In Austin habe es zu lange gedauert, diesen nach dem Start von der Pole-Position zu finden. Mehr Longrun-Training in Interlagos soll Abhilfe geschaffen haben. Hamilton geht dagegen mit breiter Brust ins Rennen: "Für mich ändert sich nichts an diesem Wochenende", sagt der Seriensieger, der die jüngsten fünf Läufe für sich entschied. "Ich habe Nico schulbuchmäßig überholt, wir dürfen uns nur nicht berühren. Ich bleibe bei meiner Herangehensweise. Wenn ich ein Risiko eingehen muss, hilft mir meine Erfahrung."

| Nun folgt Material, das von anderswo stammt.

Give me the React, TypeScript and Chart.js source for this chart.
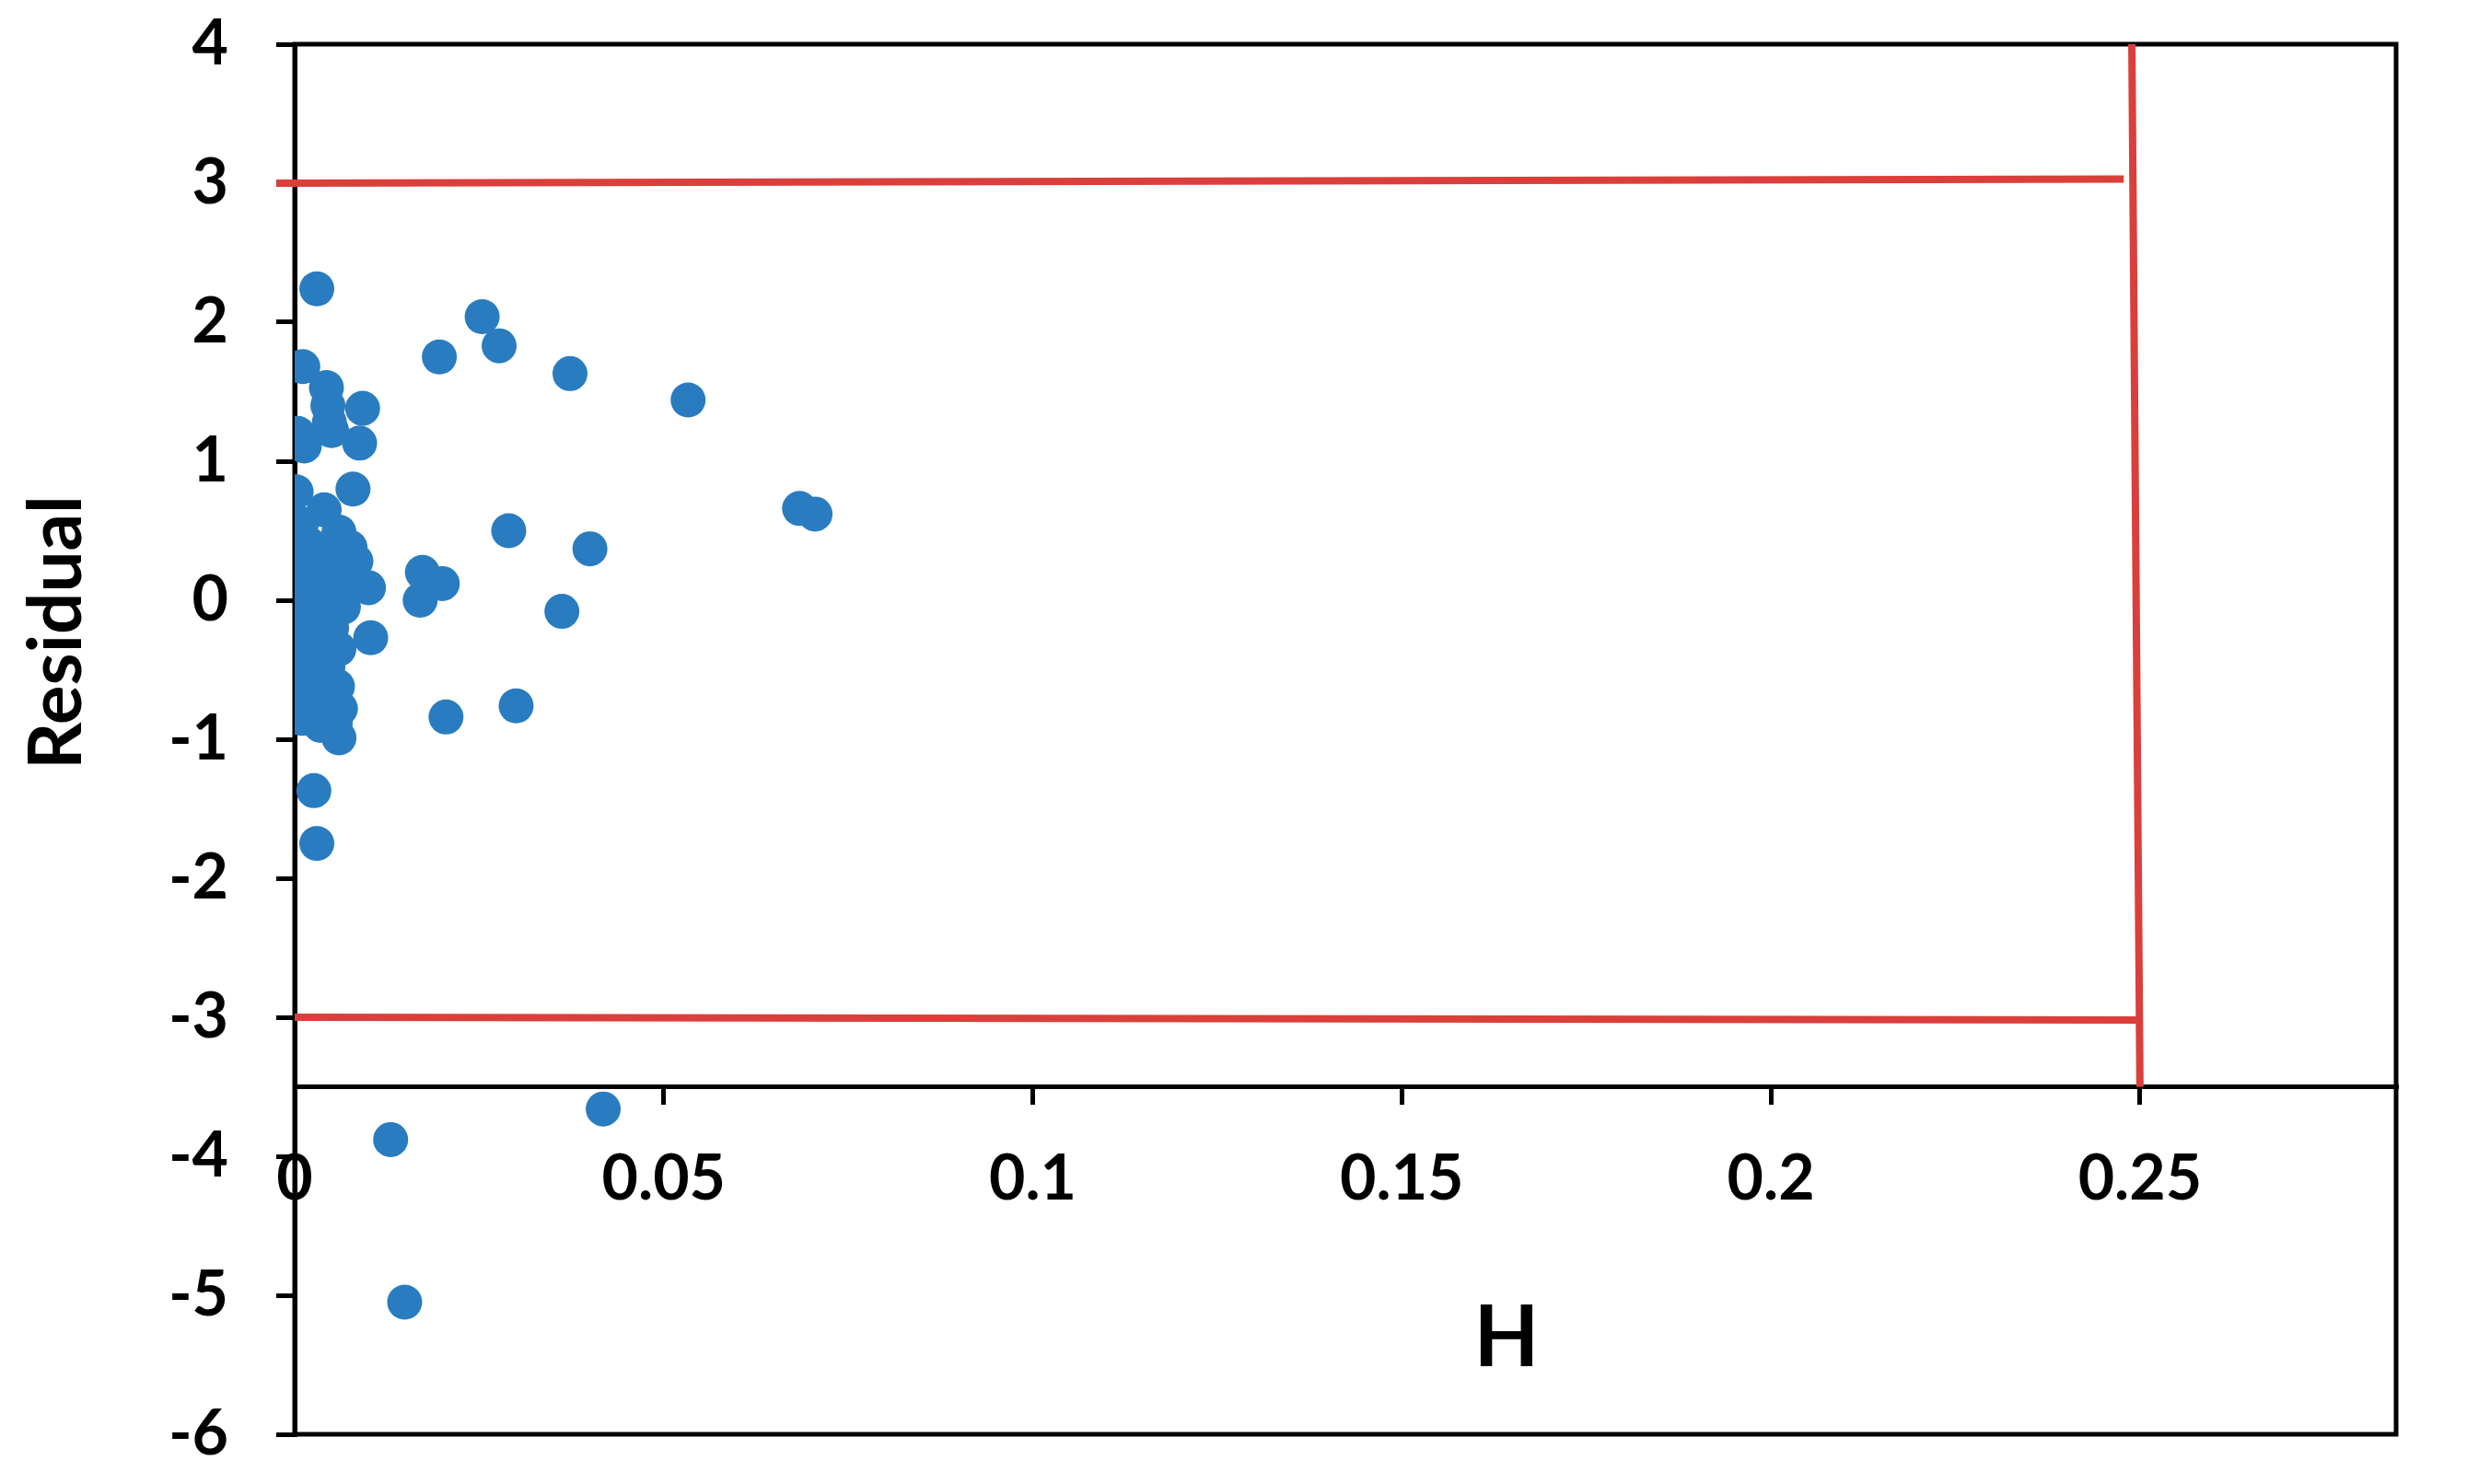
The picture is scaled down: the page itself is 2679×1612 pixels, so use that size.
import React, { useEffect, useRef } from "react";
import { Chart, registerables } from "chart.js";

Chart.register(...registerables);

// Leverage (H) of each observation
const leverageH = [
  0.003, 0.0254, 0.0277, 0.0196, 0.0373, 0.0533, 0.0011, 0.0043, 0.0092, 0.0088,
  0.0004, 0.0013, 0.0047, 0.0045, 0.005, 0.0002, 0.0079, 0.004, 0.0684, 0.0705,
  0.029, 0.04, 0.0173, 0.02, 0.017, 0.0362, 0.0205, 0.03, 0.01, 0.0103,
  0.006, 0.0026, 0.003, 0.013, 0.0418, 0.0149,
  0.0009, 0.006, 0.002, 0.0075, 0.0005, 0.0035, 0.006, 0.0083, 0.001, 0.0045,
  0.007, 0.0, 0.0025, 0.0055, 0.0003, 0.0035, 0.0066, 0.0015, 0.005, 0.0003,
  0.003, 0.006, 0.0015, 0.0045, 0.0, 0.003, 0.0058, 0.0012, 0.0045, 0.0062,
  0.001, 0.0035, 0.0055,
];

// Standardized residual of each observation
const residual = [
  2.24, 2.04, 1.83, 1.75, 1.63, 1.44, 1.68, 1.53, 1.38, 1.13,
  1.2, 1.11, 1.28, 1.4, 1.22, 0.78, 0.8, 0.65, 0.66, 0.62,
  0.5, 0.37, 0.2, 0.12, 0.0, -0.08, -0.84, -0.76, 0.09, -0.27,
  -0.99, -1.37, -1.75, -3.88, -3.66, -5.05,
  0.55, 0.49, 0.4, 0.38, 0.28, 0.3, 0.3, 0.28, 0.15, 0.18,
  0.14, 0.05, 0.06, 0.03, -0.06, -0.08, -0.05, -0.18, -0.2, -0.3,
  -0.32, -0.35, -0.45, -0.48, -0.58, -0.6, -0.62, -0.72, -0.75, -0.78,
  -0.85, -0.9, -0.88,
];

const xTickValues = [0, 0.05, 0.1, 0.15, 0.2, 0.25];
const xTickLabels = ["0", "0.05", "0.1", "0.15", "0.2", "0.25"];
const yTickValues = [-6, -5, -4, -3, -2, -1, 0, 1, 2, 3, 4];
const yTickLabels = ["-6", "-5", "-4", "-3", "-2", "-1", "0", "1", "2", "3", "4"];

const upperLimitX = [-0.0025, 0.2478];
const upperLimitY = [3.0, 3.03];
const lowerLimitX = [0, 0.2495];
const lowerLimitY = [-3.0, -3.02];
const leverageLimitX = [0.2489, 0.25];
const leverageLimitY = [4, -3.5];

const xAxisTitle = "H";
const yAxisTitle = "Residual";

const X_MIN = 0;
const X_MAX = 0.2847;
const Y_MIN = -6;
const Y_MAX = 4;
const X_AXIS_CROSS = -3.5;

const FONT = "Lato, 'Open Sans', 'DejaVu Sans', sans-serif";
const POINT_COLOR = "#2A7CC0";
const LIMIT_COLOR = "#DA3F3C";

const toPoints = (xs: number[], ys: number[]) => xs.map((x, i) => ({ x, y: ys[i] }));

const frameAndTitles = {
  id: "frameAndTitles",
  beforeDatasetsDraw(chart: any) {
    const { ctx, chartArea } = chart;
    ctx.save();
    ctx.strokeStyle = "#000";
    ctx.lineWidth = 5;
    ctx.strokeRect(chartArea.left, chartArea.top, chartArea.right - chartArea.left, chartArea.bottom - chartArea.top);
    ctx.restore();
  },
  afterDraw(chart: any) {
    const { ctx } = chart;
    ctx.save();
    ctx.fillStyle = "#000";
    ctx.textAlign = "center";
    ctx.textBaseline = "middle";
    ctx.font = `bold 80px ${FONT}`;
    ctx.translate(62, 687);
    ctx.rotate(-Math.PI / 2);
    ctx.fillText(yAxisTitle, 0, 0);
    ctx.restore();
    ctx.save();
    ctx.fillStyle = "#000";
    ctx.textAlign = "center";
    ctx.textBaseline = "middle";
    ctx.font = `bold 92px ${FONT}`;
    ctx.fillText(xAxisTitle, 1636, 1454);
    ctx.restore();
  },
};

export default function App() {
  const canvasRef = useRef<HTMLCanvasElement | null>(null);

  useEffect(() => {
    document.body.style.margin = "0";
    const canvas = canvasRef.current;
    if (!canvas) return;
    const chart = new Chart(canvas, {
      type: "scatter",
      data: {
        datasets: [
          {
            label: "Residual",
            data: toPoints(leverageH, residual),
            backgroundColor: POINT_COLOR,
            borderWidth: 0,
            pointRadius: 19,
            pointHoverRadius: 19,
          },
          {
            label: "upper",
            data: toPoints(upperLimitX, upperLimitY),
            showLine: true,
            borderColor: LIMIT_COLOR,
            borderWidth: 8,
            pointRadius: 0,
            clip: false,
          } as any,
          {
            label: "lower",
            data: toPoints(lowerLimitX, lowerLimitY),
            showLine: true,
            borderColor: LIMIT_COLOR,
            borderWidth: 8,
            pointRadius: 0,
            clip: false,
          } as any,
          {
            label: "leverage",
            data: toPoints(leverageLimitX, leverageLimitY),
            showLine: true,
            borderColor: LIMIT_COLOR,
            borderWidth: 8,
            pointRadius: 0,
            clip: false,
          } as any,
        ],
      },
      options: {
        responsive: false,
        animation: false,
        devicePixelRatio: 1,
        layout: { padding: { left: 0, top: 48, right: 77, bottom: 54 } },
        plugins: {
          legend: { display: false },
          tooltip: { enabled: false },
        },
        scales: {
          x: {
            type: "linear",
            min: X_MIN,
            max: X_MAX,
            position: { y: X_AXIS_CROSS } as any,
            afterBuildTicks: (scale: any) => {
              scale.ticks = xTickValues.map((v) => ({ value: v }));
            },
            afterFit: (scale: any) => {
              scale.paddingLeft = 0;
              scale.paddingRight = 0;
            },
            ticks: {
              padding: 43,
              color: "#000",
              font: { family: FONT, size: 68, weight: "bold" },
              maxRotation: 0,
              autoSkip: false,
              callback: (value: any) => {
                const i = xTickValues.findIndex((v) => Math.abs(v - Number(value)) < 1e-9);
                return i >= 0 ? xTickLabels[i] : "";
              },
            },
            grid: {
              display: true,
              drawOnChartArea: false,
              drawTicks: true,
              tickLength: 17,
              color: "#000",
              lineWidth: 5,
            },
            border: { display: true, color: "#000", width: 5 },
          },
          y: {
            type: "linear",
            min: Y_MIN,
            max: Y_MAX,
            position: "left",
            afterBuildTicks: (scale: any) => {
              scale.ticks = yTickValues.map((v) => ({ value: v }));
            },
            afterFit: (scale: any) => {
              scale.width = 320;
              scale.paddingTop = 0;
              scale.paddingBottom = 0;
            },
            ticks: {
              padding: 52,
              color: "#000",
              font: { family: FONT, size: 68, weight: "bold" },
              autoSkip: false,
              callback: (value: any) => {
                const i = yTickValues.findIndex((v) => Math.abs(v - Number(value)) < 1e-9);
                return i >= 0 ? yTickLabels[i] : "";
              },
            },
            grid: {
              display: true,
              drawOnChartArea: false,
              drawTicks: true,
              tickLength: 20,
              color: "#000",
              lineWidth: 5,
            },
            border: { display: true, color: "#000", width: 5 },
          },
        },
      },
      plugins: [frameAndTitles],
    });
    return () => chart.destroy();
  }, []);

  return (
    <div style={{ width: 2679, height: 1612, background: "#fff" }}>
      <canvas ref={canvasRef} width={2679} height={1612} style={{ width: 2679, height: 1612, display: "block" }} />
    </div>
  );
}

Allerdings könnte es in Brasilien schwieriger werden als in den USA. Erstens will Rosberg einen Bedienfehler abgestellt haben, zweitens ist Überholen kniffliger. "Besonders auf den Longruns", merkt Hamilton mit Blick auf das Schonen der Reifen an. "Zwei identische Autos, da wird es verdammt hart. Vielleicht gibt es gar keine Chance." Dann - so kennt man den Champion von 2008 - wird er einen Weg suchen, diese zu nutzen. Sonst besinnt er sich auf das Sammeln von WM-Punkten und das Konservieren seines Vorsprungs.


Großer Preis von Brasilien

Hamilton mit strategischem Nachteil?

Bei der Strategie sieht Rosberg nicht viele Möglichkeiten und wünscht sich sogar einen Hauch Chaos. Schließlich nützt ihm eine Prozession gar nichts, wenn Hamilton mit zwei zweiten Plätzen die Krone eintütet: "Wenn es trocken bleibt, ist die Sache selbsterklärend. Wenn es regnet, wird es spannender und das könnte gut sein. Ich brauche nämlich Hilfe meines Teamkollegen", weiß der Wiesbadener. "Mit diesem Auto spielt die Strecke ohnehin keine Rolle. Ich fühle mich einfach überall wohl."

Sogar dann, wenn er ungeliebterweise mit den Pneus haushalten muss: "Ich habe nämlich die Tendenz, mich da zu verlaufen. So mit den Vorderreifen umzugehen ist nicht natürlich für mich." In Texas bedeutet dieses Problem einen Schlag ins Kontor und so hat Interlagos doch gewisse Vorteile zu bieten: "Hier gibt es aber nicht so viele schnelle Ecken wie in Austin." Weiterer Pluspunkt für Rosberg ist, dass er als Mann auf der Pole-Position die Strategie als erster der beiden Fahrer wählen darf.

"Die Strategie zuerst zu wählen ist am Sonntag kein Vorteil." Lewis Hamilton

Hamilton ist sich dieser Tatsache bewusst: "Es gibt immer eine Optimalstrategie. Die bekommt das Auto, das vorne ist. Dann gibt es eine etwas, aber nicht viel schlechtere. Am Sonntag halte ich es aber nicht für einen Vorteil." Der Brite denkt auch an Williams, wenn er den so wichtigen zweiten Rang sichern will. "Es ist gut, dass sie so nahe dran sind", lässt er die Journalisten staunen und auch seinen Teamkollegen ein bisschen hoffen: "Vielleicht sehen wir morgen ein ganz anderes Rennen." Bei dem zwei Mercedes in Kurve 1 einen Auffahrunfall bauen?